Robert Heinecken. V.N. Pin Up. 1968. Black-and-white film transparency over magazine-page collage, 9 × 7” (22.9 × 17.8 cm). Museum of Contemporary Art, Chicago. Gift of Daryl Gerber Stokols. © 2014 The Robert Heinecken Trust
Throughout his career Heinecken taught at various universities (Heinecken founded the photography program at UCLA) and was published in several journals and books. His writings are featured in a section of the exhibition catalogue. Ranging from 1960s to 1980, they clearly state his creative philosophies and approach to photography as a medium. From “Statements About Work,” c. 1963:
“An aspect of the work has to do with altering the literal/cultural meaning of existing public images by making minimal changes and additions. Using superimposition, juxtaposition and other contextual changes, I am functioning as a visual guerrilla.”
Robert Heinecken. Cybill Shepherd/Phone Sex.
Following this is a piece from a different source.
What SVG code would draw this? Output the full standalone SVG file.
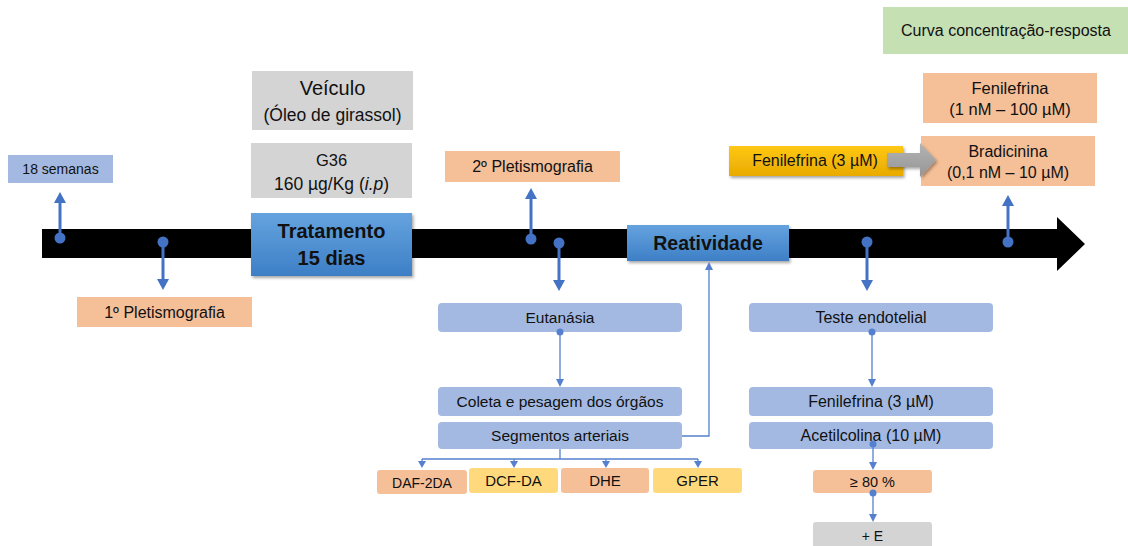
<svg xmlns="http://www.w3.org/2000/svg" width="1128" height="546" viewBox="0 0 1128 546">
<defs>
<linearGradient id="gBlue" x1="0" y1="0" x2="0" y2="1"><stop offset="0" stop-color="#65a3df"/><stop offset="1" stop-color="#3d7fc6"/></linearGradient>
<linearGradient id="gGold" x1="0" y1="0" x2="0" y2="1"><stop offset="0" stop-color="#ffc814"/><stop offset="1" stop-color="#e8aa00"/></linearGradient>
<linearGradient id="gGray" x1="0" y1="0" x2="0" y2="1"><stop offset="0" stop-color="#b4b4b4"/><stop offset="1" stop-color="#959595"/></linearGradient>
<filter id="sh" x="-10%" y="-20%" width="125%" height="150%"><feDropShadow dx="1.5" dy="2" stdDeviation="1.5" flood-color="#000" flood-opacity="0.35"/></filter>
</defs>
<style>
text{font-family:"Liberation Sans",Arial,sans-serif;fill:#111;text-anchor:middle}
.t14{font-size:14px}
.t15{font-size:15.5px}
.t16{font-size:16px}
.b{font-weight:bold;font-size:20px}
.salmon{fill:#f5bf98}
.lblue{fill:#a3b9e2}
.gray{fill:#d4d4d4}
.yel{fill:#ffd97c}
.thick{stroke:#4472c4;stroke-width:3;fill:none}
.thin{stroke:#5580cf;stroke-width:1.3;fill:none}
.ah{fill:#4472c4}
.ahs{fill:#5580cf}
</style>

<!-- timeline -->
<g id="timeline">
<polygon points="42,229 1057,229 1057,217 1085,244 1057,271 1057,258 42,258" fill="#000"/>
</g>

<g id="n18semanas"><rect x="8" y="155" width="105" height="28" class="lblue"/><text x="60.5" y="174" class="t14">18 semanas</text></g>
<g id="n1pleti"><rect x="77" y="297" width="175" height="30" class="salmon"/><text x="164.5" y="318" class="t16">1º Pletismografia</text></g>
<g id="nveiculo"><rect x="252" y="71" width="161" height="59" class="gray"/><text x="332.5" y="95" style="font-size:20px">Veículo</text><text x="332.5" y="121" style="font-size:17.5px">(Óleo de girassol)</text></g>
<g id="ng36"><rect x="251" y="143" width="161" height="55" class="gray"/><text x="331.5" y="166" style="font-size:16.5px">G36</text><text x="331.5" y="190" style="font-size:17.5px">160 µg/Kg (<tspan font-style="italic">i.p</tspan>)</text></g>
<g id="ntrat"><rect x="251" y="213" width="161" height="63" fill="url(#gBlue)" filter="url(#sh)"/><text x="331.5" y="238" class="b">Tratamento</text><text x="331.5" y="265" class="b">15 dias</text></g>
<g id="n2pleti"><rect x="445" y="151" width="175" height="31" class="salmon"/><text x="532.5" y="172" class="t16">2º Pletismografia</text></g>
<g id="nreat"><rect x="627" y="225" width="162" height="36" fill="url(#gBlue)" filter="url(#sh)"/><text x="708" y="250" class="b" style="font-size:19.5px">Reatividade</text></g>
<g id="neuta"><rect x="438" y="303" width="244" height="29" rx="4" class="lblue"/><text x="560" y="323" class="t15">Eutanásia</text></g>
<g id="ncoleta"><rect x="438" y="387" width="244" height="29" rx="4" class="lblue"/><text x="560" y="407" class="t15">Coleta e pesagem dos órgãos</text></g>
<g id="nseg"><rect x="438" y="422" width="244" height="27" rx="4" class="lblue"/><text x="560" y="441" class="t15">Segmentos arteriais</text></g>
<g id="ndaf"><rect x="377" y="470" width="90" height="24" rx="3" class="salmon"/><text x="422" y="488" class="t14">DAF-2DA</text></g>
<g id="ndcf"><rect x="469" y="468" width="89" height="25" rx="3" class="yel"/><text x="513.5" y="486" style="font-size:15px">DCF-DA</text></g>
<g id="ndhe"><rect x="561" y="468" width="88" height="25" rx="3" class="salmon"/><text x="605" y="486" style="font-size:15px">DHE</text></g>
<g id="ngper"><rect x="653" y="468" width="89" height="25" rx="3" class="yel"/><text x="697.5" y="486" style="font-size:15px">GPER</text></g>
<g id="nteste"><rect x="749" y="303" width="244" height="29" rx="4" class="lblue"/><text x="871" y="323" class="t16">Teste endotelial</text></g>
<g id="nfen3"><rect x="749" y="387" width="244" height="29" rx="4" class="lblue"/><text x="871" y="407" class="t16">Fenilefrina (3 µM)</text></g>
<g id="nacet"><rect x="749" y="422" width="244" height="27" rx="4" class="lblue"/><text x="871" y="441" class="t16">Acetilcolina (10 µM)</text></g>
<g id="n80"><rect x="813" y="470" width="119" height="23" rx="3" class="salmon"/><text x="872.5" y="487" style="font-size:14.5px">≥ 80 %</text></g>
<g id="nE"><rect x="813" y="522" width="119" height="30" rx="3" class="gray"/><text x="872.5" y="541" class="t14">+ E</text></g>
<g id="nfenGold"><rect x="729" y="146" width="174" height="30" fill="url(#gGold)" filter="url(#sh)"/><text x="815" y="166" class="t16">Fenilefrina (3 µM)</text></g>
<g id="nbradi"><rect x="921" y="136" width="174" height="50" class="salmon"/><text x="1008" y="157" class="t16">Bradicinina</text><text x="1008" y="178" class="t16">(0,1 nM – 10 µM)</text></g>
<g id="nfenRange"><rect x="923" y="73" width="174" height="50" class="salmon"/><text x="1010" y="94" style="font-size:16.5px">Fenilefrina</text><text x="1010" y="115" style="font-size:16.5px">(1 nM – 100 µM)</text></g>
<g id="ncurva"><rect x="883" y="7" width="245" height="47" fill="#c5e0b3"/><text x="1006" y="36" class="t16">Curva concentração-resposta</text></g>

<g id="connectors">
<!-- thick timeline markers -->
<line class="thick" x1="60" y1="238" x2="60" y2="200"/><circle cx="60" cy="238" r="5.5" class="ah"/><polygon class="ah" points="60,192 54,203 66,203"/>
<line class="thick" x1="163" y1="242" x2="163" y2="282"/><circle cx="163" cy="242" r="5.5" class="ah"/><polygon class="ah" points="163,290 157,279 169,279"/>
<line class="thick" x1="531" y1="239" x2="531" y2="196"/><circle cx="531" cy="239" r="5.5" class="ah"/><polygon class="ah" points="531,188 525,199 537,199"/>
<line class="thick" x1="559" y1="243" x2="559" y2="283"/><circle cx="559" cy="243" r="5.5" class="ah"/><polygon class="ah" points="559,291 553,280 565,280"/>
<line class="thick" x1="867" y1="242" x2="867" y2="283"/><circle cx="867" cy="242" r="5.5" class="ah"/><polygon class="ah" points="867,291 861,280 873,280"/>
<line class="thick" x1="1008" y1="242" x2="1008" y2="203"/><circle cx="1008" cy="242" r="5.5" class="ah"/><polygon class="ah" points="1008,195 1002,206 1014,206"/>
<!-- thin -->
<line class="thin" x1="560" y1="332" x2="560" y2="381"/><circle cx="560" cy="332" r="3.5" class="ahs"/><polygon class="ahs" points="560,387 556,379 564,379"/>
<path class="thin" d="M682,436 H709 V268"/><polygon class="ahs" points="709,262 705,270 713,270"/>
<path class="thin" d="M560,449 V459 M422,459 H698 M422,459 V463 M514,459 V463 M606,459 V463 M698,459 V463"/>
<polygon class="ahs" points="422,468 418,461 426,461"/>
<polygon class="ahs" points="514,468 510,461 518,461"/>
<polygon class="ahs" points="606,468 602,461 610,461"/>
<polygon class="ahs" points="698,468 694,461 702,461"/>
<line class="thin" x1="872" y1="332" x2="872" y2="381"/><circle cx="872" cy="332" r="3.5" class="ahs"/><polygon class="ahs" points="872,387 868,379 876,379"/>
<line class="thin" x1="873" y1="444" x2="873" y2="464"/><circle cx="873" cy="444" r="3.5" class="ahs"/><polygon class="ahs" points="873,470 869,462 877,462"/>
<line class="thin" x1="873" y1="493" x2="873" y2="516"/><circle cx="873" cy="493" r="3.5" class="ahs"/><polygon class="ahs" points="873,522 869,514 877,514"/>
<!-- gray block arrow -->
<polygon points="887,153 920,153 920,143 936,160 920,177 920,167 887,167" fill="url(#gGray)" filter="url(#sh)"/>
</g>
</svg>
Heinecken transformed commercial magazines and images in order to give them fresh (and often controversial) meaning. In 1969, Heinecken began his project of subtly altering Time magazines and surreptitiously placing them back on newsstands and in dentist-office waiting rooms. By rejiggering aspects of the existing images and text, he created something entirely new and singular, at odds with its origin, a mass-circulated commercial periodical. Following Heinecken’s alterations, the content cannot be easily digested; it requires a second look and a second thought. His work both parodies the source material, but also earnestly understands it for what it is. Like many contemporary artists, he cited Marcel Duchamp as his hero, “because he took nothing seriously but everything seriously.”